Rien à foutre...derrière ce titre un brin provocateur se cachent Emmanuel Marre et Julie Lecoustre. Deux réalisateurs "junior" puisque ce long-métrage est tout simplement leur premier. Le duo nous propose une plongée dans l'univers impitoyable des compagnies aériennes low-cost.
Cassandre a la vingtaine bien entamée. Elle est belge mais vit "exilée" à Lanzarote, dans l'archipel des Canaries. Elle travaille pour la compagnie low-cost Wing (dont les couleurs reprennent à l'évidence celles de Ryan Air) en tant qu'hôtesse de l'air. Sa vie la mène un peu partout en Europe, quant à son temps libre, elle le passe en boite, à cuver et à faire des rencontres sans lendemain sur Tinder. Carpe Diem, son pseudo sur les réseaux sociaux, illustre bien la philosophie de la jeune femme qui rêve tout au plus de travailler pour Fly Emirates et de vivre à Dubaï, tout en se disant qu'elle n'a pas le "niveau" pour cela.
La vie que mène Cassandre, c'est aussi à l'évidence un moyen d'échapper à une blessure familiale profonde provoquée par le décès accidentel de sa mère. C'est aussi une manière de ne s'accrocher à personne, de ne jamais avoir le temps de se poser et de réfléchir au sens qu'elle entend donner à sa vie.
Le film aborde deux sujets principaux.
Tout d'abord, le monde totalement déshumanisé des compagnies aériennes à bas coût où le personnel n'a droit qu'à des contrats précaires. Personnel à qui des managers sans âme demandent explicitement de laisser de côté toute forme d'émotion, d'être entièrement focalisé sur l'image qu'il renvoie aux clients et sur l'impérative nécessité de remplir ses objectifs de vente durant les vols.

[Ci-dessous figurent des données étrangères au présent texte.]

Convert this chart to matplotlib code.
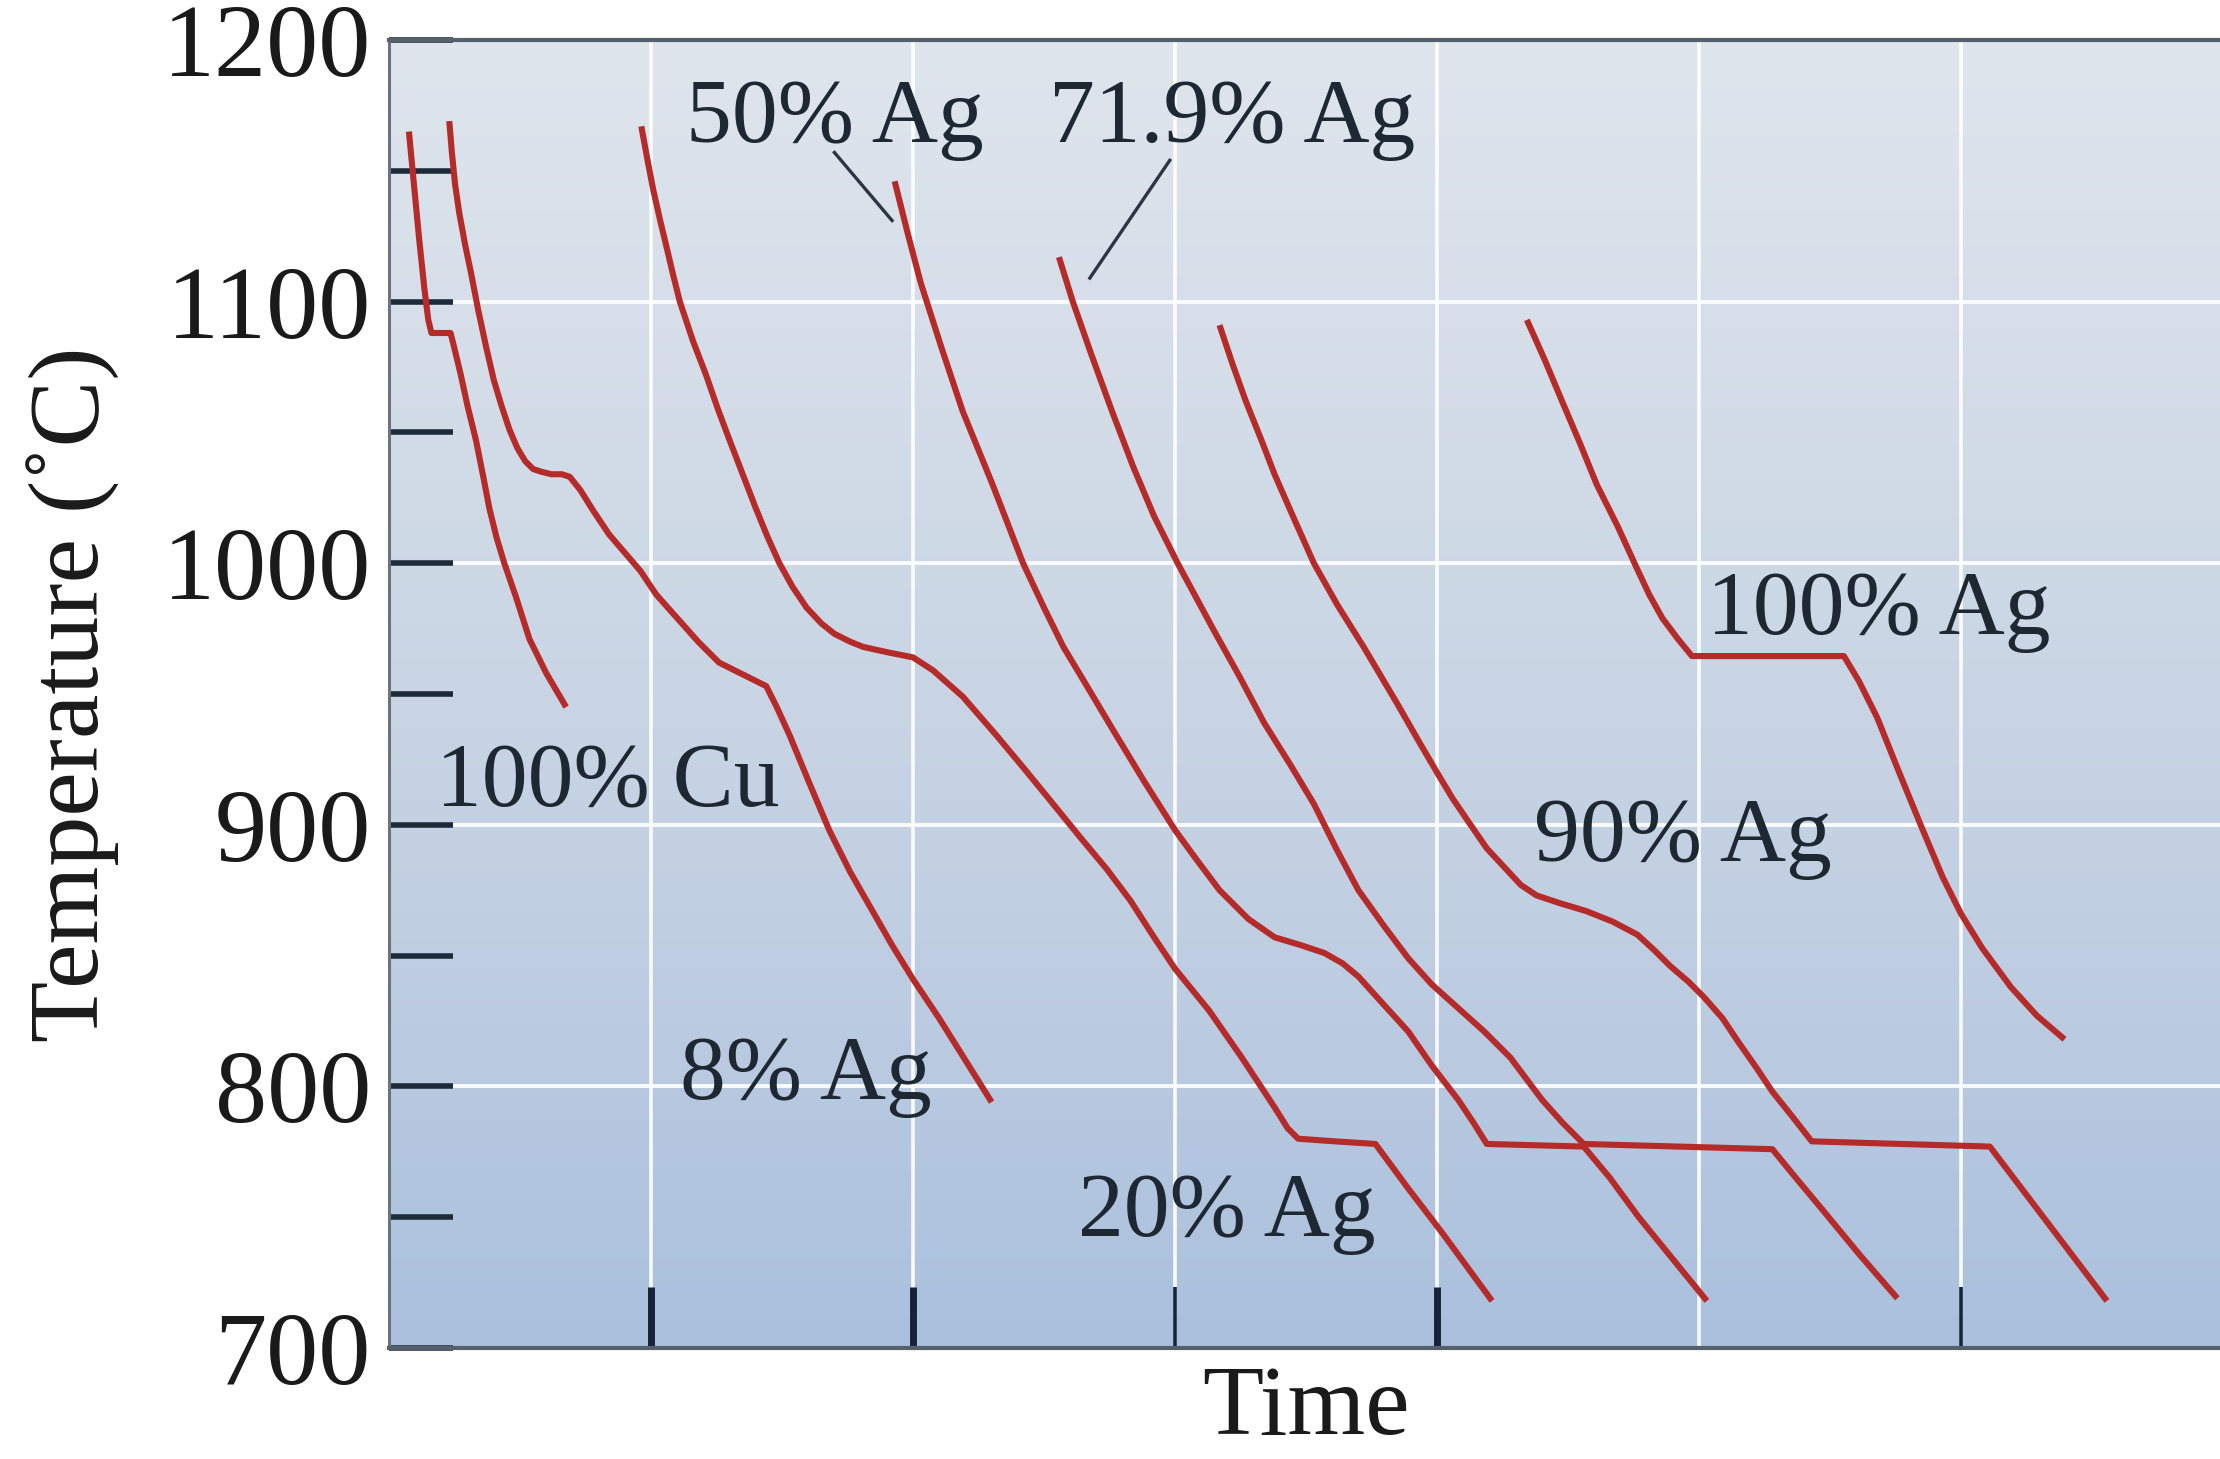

L'autre sujet est, au travers de Cassandre, de parler de cette jeunesse à qui l'on vend en permanence l'idéal d'une vie faite de voyages, de fêtes et d'argent facile, bien loin de la supposée tristesse de l'existence de leurs parents. A ce titre, la vie en Belgique, si elle renvoie évidemment à la douloureuse perte de sa mère, incarne également pour Cassandre cette vie monotone et banale à mille lieux de celle vécue par les plus célèbres influenceurs d'Instagram qu'elle semble envier. La fuite en avant constante qu'elle a adopté ne la rend pas moins dupe sur l'impasse dans laquelle elle se trouve, simplement elle est à l'évidence désarmée devant l'absence de perspectives de son existence.
Bien que réalisé par des français, Rien à foutre renvoie davantage au cinéma belge, dont il maitrise tous les codes. Pas tant parce que l'héroïne est wallonne, ni parce qu'Emmanuel Marre entretient un lien particulier avec ce pays ou qu'une partie de l'équipe est originaire d'outre-quiévrain, mais davantage par son côté "artisanal", ses visages inconnus, ses cadrages serrés et l'influence indéniable de Strip-tease dans sa capacité à filmer le "réel" (même si c'est un "réel fictif" dans le cas présent) et à le livrer de manière assez brute, laissant au spectateur le soin de se l'approprier et d'établir sa propre réflexion. Du reste, Rien à foutre a été en partie filmé au téléphone portable: une manière astucieuse de contourner un manque de moyen en donnant une dimension très immersive au film, qui s'apparenterait parfois presque à un documentaire.
Enfin, on retrouve également une évidente qualité des plans, des lumières et des musiques, laissant entrevoir une "patte" artistique discrète mais bien réelle.
SI certains auraient aimé que Rien à foutre soit plus court, voire carrément amputé de son dernier tiers, les différentes parties du film n'en reste pas moins complémentaires et dignes d'intérêt.
Porté par Adèle Exarchopoulos dans un de ses meilleurs rôles, on retiendra surtout cette incarnation d'une génération coincée dans un cul-de-sac existentiel, victime d'un monde schizophrène, désenchanté et gangréné par le néolibéralisme.
Alors quand l'avenir s'inscrit en pointillé...carpe diem.